I could go on to describe how well these parts of the animal will feed us, the full spectrum of nourishment of a nose to tail approach to eating, the synergism of eating like for like—their collagen for my joints and skin, their bones for my bones, their heart for mine. As though revelling in all of the nourishment an animal provides is not just the way humans have always eaten, the way our grandparents and our great-grandparents and our great-great-grandparents and so on to the beginning of time ate. It’s only in the past few decades that we’ve come so distanced from the source of our sustenance, and so affluent that we can discard the most nutritious parts of the animals we eat.
And not just food, but fibre too. I learned to tan our sheep’s skins because I could not bear to see such a beautiful and valuable resource end up rotting or rendered with the waste. I learned to make use of our sheep's wool, another undervalued by-product of raising meat that is so often left to rot (while we clothe ourselves in plastic).
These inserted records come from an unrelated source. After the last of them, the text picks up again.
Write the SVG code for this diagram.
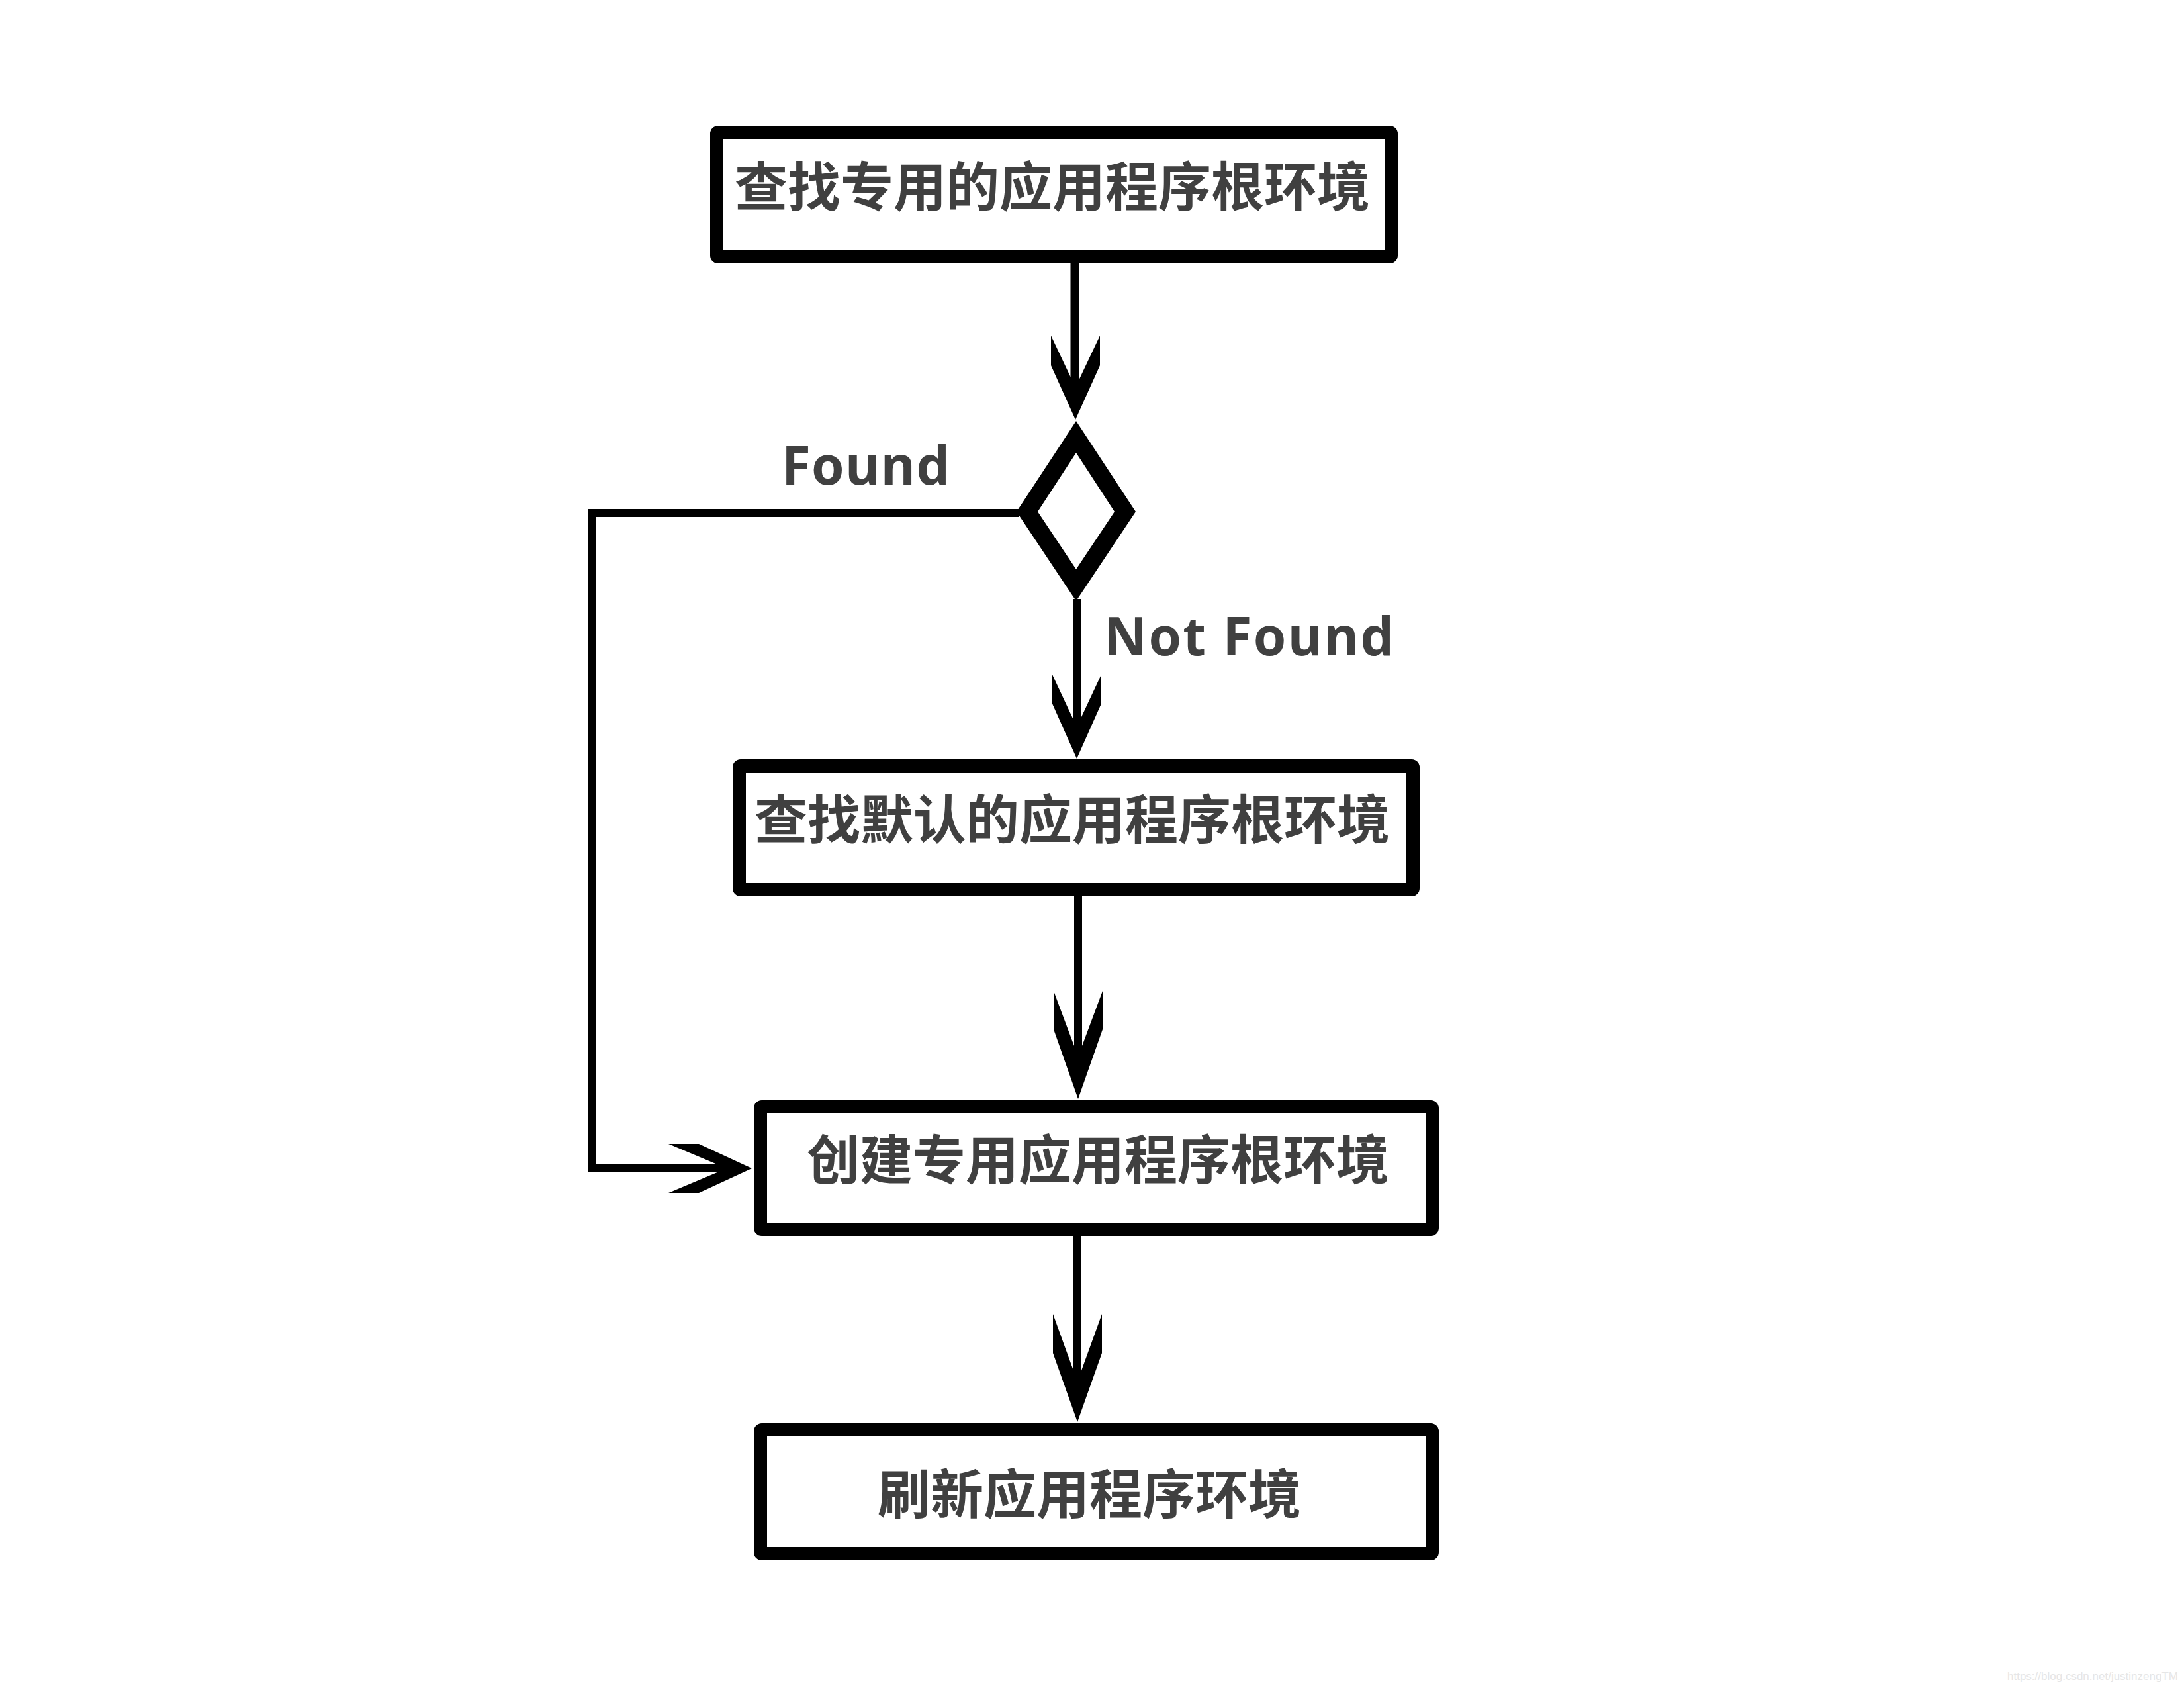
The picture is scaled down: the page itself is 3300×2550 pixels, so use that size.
<svg xmlns="http://www.w3.org/2000/svg" width="3300" height="2550" viewBox="0 0 3300 2550">
<style>
.box{fill:#fff;stroke:#000;stroke-width:20;rx:2px}
.lbl{font-family:"Noto Sans CJK SC","Noto Sans",sans-serif;font-weight:bold;font-size:80px;fill:#404040;text-anchor:middle}
.edge{font-family:"Open Sans","Noto Sans","Liberation Sans",sans-serif;font-weight:bold;font-size:80px;fill:#404040}
.ln{fill:none;stroke:#000;stroke-width:12;stroke-linejoin:miter}
.ah{fill:#000;stroke:none}
.wm{font-family:"Liberation Sans",Arial,sans-serif;font-size:17px;fill:#e6e6e6;text-anchor:end}
</style>
<rect width="3300" height="2550" fill="#fff"/>
<g id="connectors">
  <line class="ln" x1="1624" y1="395" x2="1624" y2="615" style="stroke-width:13"/>
  <polygon class="ah" points="1588,507 1588,552 1625,634 1662,552 1662,507 1625,585"/>
  <line class="ln" x1="1627" y1="905" x2="1627" y2="1130"/>
  <polygon class="ah" points="1590,1019 1590,1063 1627,1146 1664,1063 1664,1019 1627,1098"/>
  <line class="ln" x1="1629" y1="1350" x2="1629" y2="1640"/>
  <polygon class="ah" points="1592,1497 1592,1555 1629,1660 1666,1555 1666,1497 1629,1596"/>
  <line class="ln" x1="1628" y1="1845" x2="1628" y2="2130"/>
  <polygon class="ah" points="1591,1985 1591,2044 1628,2148 1665,2044 1665,1985 1628,2087"/>
  <polyline class="ln" points="1540,775 894,775 894,1765 1110,1765"/>
  <polygon class="ah" points="1010,1728 1056,1728 1136,1765 1056,1802 1010,1802 1098,1765"/>
  <text class="edge" x="1181" y="732" textLength="254" lengthAdjust="spacing">Found</text>
  <text class="edge" x="1668" y="990" textLength="438" lengthAdjust="spacing">Not Found</text>
</g>
<g id="n1">
  <rect class="box" x="1083" y="200" width="1019" height="188"/>
  <text class="lbl" x="1590" y="311">查找专用的应用程序根环境</text>
</g>
<g id="decision">
  <path d="M1626,636 L1716,773 L1626,908 L1536,773 Z M1626,684 L1684,773 L1626,860 L1568,773 Z" fill="#000" fill-rule="evenodd"/>
</g>
<g id="n2">
  <rect class="box" x="1117" y="1157" width="1018" height="187"/>
  <text class="lbl" x="1620" y="1267">查找默认的应用程序根环境</text>
</g>
<g id="n3">
  <rect class="box" x="1149" y="1672" width="1015" height="185"/>
  <text class="lbl" x="1659" y="1781">创建专用应用程序根环境</text>
</g>
<g id="n4">
  <rect class="box" x="1149" y="2160" width="1015" height="187"/>
  <text class="lbl" x="1646" y="2286">刷新应用程序环境</text>
</g>
<text class="wm" x="3291" y="2538">https://blog.csdn.net/justinzengTM</text>
</svg>
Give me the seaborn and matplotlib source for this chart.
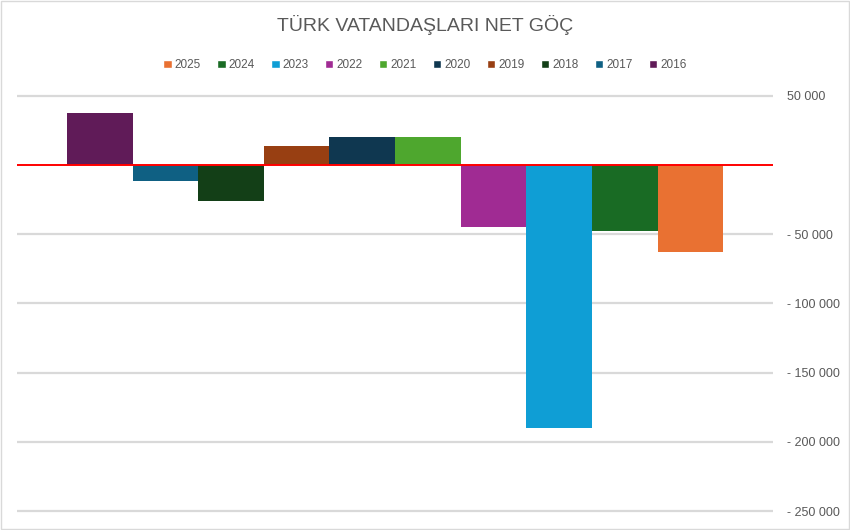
import matplotlib
matplotlib.use("Agg")
import matplotlib.pyplot as plt
from matplotlib.patches import Patch, Rectangle
from matplotlib.ticker import FixedLocator, FuncFormatter
import seaborn as sns

# Net migration of Turkish citizens by year
years = ["2016", "2017", "2018", "2019", "2020", "2021", "2022", "2023", "2024", "2025"]
net_migration = [37600, -11600, -26000, 13700, 20600, 20600, -45000, -190000, -47700, -63100]
bar_colors = ["#601B58", "#0F6083", "#133F17", "#983F12", "#0F3750",
              "#4EA72E", "#A02B93", "#0F9ED5", "#196B24", "#E97132"]
y_ticks = [50000, 0, -50000, -100000, -150000, -200000, -250000]

sns.set_theme(style="white")
plt.rcParams["font.family"] = ["Liberation Sans", "DejaVu Sans"]
text_color = "#595959"

fig = plt.figure(figsize=(8.5, 5.3), dpi=100)
ax = fig.add_axes([17 / 850, 0.0306, (773 - 17) / 850, 0.8242 - 0.0306])

palette = dict(zip(years, bar_colors))
sns.barplot(x=years, y=net_migration, hue=years, palette=palette, width=1.0,
            saturation=1, legend=False, ax=ax, zorder=2, linewidth=0)

ax.set_xlim(-1.26, 10.26)
ax.set_ylim(-252000, 52000)

# gridlines (no gridline at zero, the red line is there)
for t in y_ticks:
    if t != 0:
        ax.axhline(t, color="#d9d9d9", lw=1.6, zorder=0)
ax.axhline(0, color="#FF0000", lw=1.4, zorder=3)

ax.yaxis.tick_right()
ax.yaxis.set_major_locator(FixedLocator(y_ticks))


def fmt(v, pos):
    if v == 0:
        return ""
    s = f"{abs(int(v)):,}".replace(",", " ")
    return ("- " + s) if v < 0 else s


ax.yaxis.set_major_formatter(FuncFormatter(fmt))
ax.tick_params(axis="y", length=0, pad=10, labelsize=9, labelcolor=text_color)
ax.set_xticks([])
ax.set_xlabel("")
ax.set_ylabel("")
for sp in ax.spines.values():
    sp.set_visible(False)

fig.text(0.5, 1 - 25 / 530, "TÜRK VATANDAŞLARI NET GÖÇ", ha="center", va="center",
         fontsize=14, color=text_color)

handles = [Patch(facecolor=palette[y], label=y) for y in reversed(years)]
fig.legend(handles=handles, loc="center", bbox_to_anchor=(0.5, 1 - 65 / 530), ncol=10,
           frameon=False, handlelength=0.7, handleheight=0.7, handletextpad=0.25,
           columnspacing=1.4, fontsize=8.5, labelcolor=text_color)

# chart border
fig.patches.append(Rectangle((0.001, 0.001), 0.998, 0.998, transform=fig.transFigure,
                             fill=False, edgecolor="#d9d9d9", lw=1.0))

fig.savefig("out.png", dpi=100)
I learned these skills and bred my flock into a dual-purpose meat and fibre flock, and “Wild Irish Shepherdess” emerged as an outlet for those crafts, from that basic desire to make full use of everything left to us by the animals we raised for food.
Because to make best and most sustainable use of our resources, and to truly value the animals we raise, the lives so tightly woven with our own of these benevolent beasts that nourish us and the labour, love and costs that go into them from birth to butchering, to close the circle of life sustaining life, I will use every part.
Here’s that study for anyone who wants to nerd out on the nutrition or needs a reason to eat liver (notice the differences in the vitamin content between liver and muscle meat, and between grass- and grain-fed cattle): Darwish, et al (2016). β-carotene and retinol contents in the meat of herbivorous ungulates with a special reference to their public health importance. Journal of Veterinary Medical Science, 78(2), 351–354. https://doi.org/10.1292/jvms.15-0287
I love this. I'm glad you shared it. I'm sharing it with my wife (and a few good friends).
Beautifully written. I think that, but can’t write it. We also raise our own animals for meat and value the entire process. We don’t always eat all the offal, but the dogs do. I would love to keep the hides, but haven’t gone down that track yet and not sure that I will. What we don’t keep, gets composted so it’s not wasted.